セッション情報 ポスターセッション(消化器病学会)

食道・咽頭(基礎)

タイトル 消P-267:

ラット慢性逆流性食道炎モデル群の食道重層上皮における微細構造変化の検討

演者 森 広樹(順天堂大附属順天堂医院・消化器内科)
共同演者 小池 正人(順天堂大・神経生物学・形態学), 後藤 隆洋(甲子園大・栄養学), 小黒 雅子(順天堂大附属順天堂医院・消化器内科), 浅岡 大介(順天堂大附属順天堂医院・消化器内科), 永原 章仁(順天堂大附属順天堂医院・消化器内科), 上野 隆(順天堂大・1生化学), 内山 安男(順天堂大・神経生物学・形態学), 渡辺 純夫(順天堂大附属順天堂医院・消化器内科)
抄録 【目的】我々は、ラット慢性逆流性食道炎モデルを用い食道のタイトジャンクション(TJ)蛋白質の発現を検討し、Claudin-3発現量の変化がTJ構造変化に関与し、食道上皮透過性に影響を与えている可能性を報告してきた。

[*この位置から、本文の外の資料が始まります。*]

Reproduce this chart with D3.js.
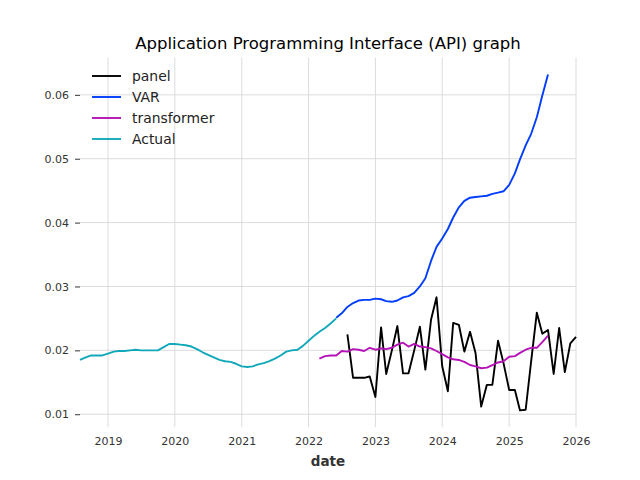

そこで電子顕微鏡観察により、ラット食道上皮におけるTJの構造およびClaudin-3の局在を検討した。【方法】8週齢のSPF雄性ウイスターラットを用い、既報のように慢性酸型逆流性食道炎モデルを作成した。control群は、単開腹のみを施行した。両群ともに術後14日目に食道を採取し、粘膜のみを浸漬固定した。純形態観察では通常の超薄切片に加え、グリッドマップ法を組み合わせた凍結レプリカ法を改良した手法を用いてより詳細に比較検討した。Claudin-3の免疫電子顕微鏡法では凍結超薄切片法と凍結割断レプリカ膜を用いた。【成績】電子顕微鏡観察では、顆粒層にTJ構造物を認めた。観察されたTJ構造物は単層円柱上皮のものより構造が単純であった。食道炎群では、control群と比較しTJ構造物は減少していた。一方、凍結割断レプリカ観察では、典型的なTJストランド構造を認めなかった。免疫電子顕微鏡観察では、control群で以前の免疫光学顕微鏡観察と同様に食道上皮細胞の表面にClaudin-3染色を認めた。食道炎群では、control群と比較しClaudin-3染色は低下していた。両群で、Claudin-3のTJ構造物への局在的な染色は認めなかった。【結論】ラットの食道上皮おいて、Claudin-3は傷害時の鋭敏なマーカーであるが、TJ構造物の構成以外の機能に関与する可能性が示唆された。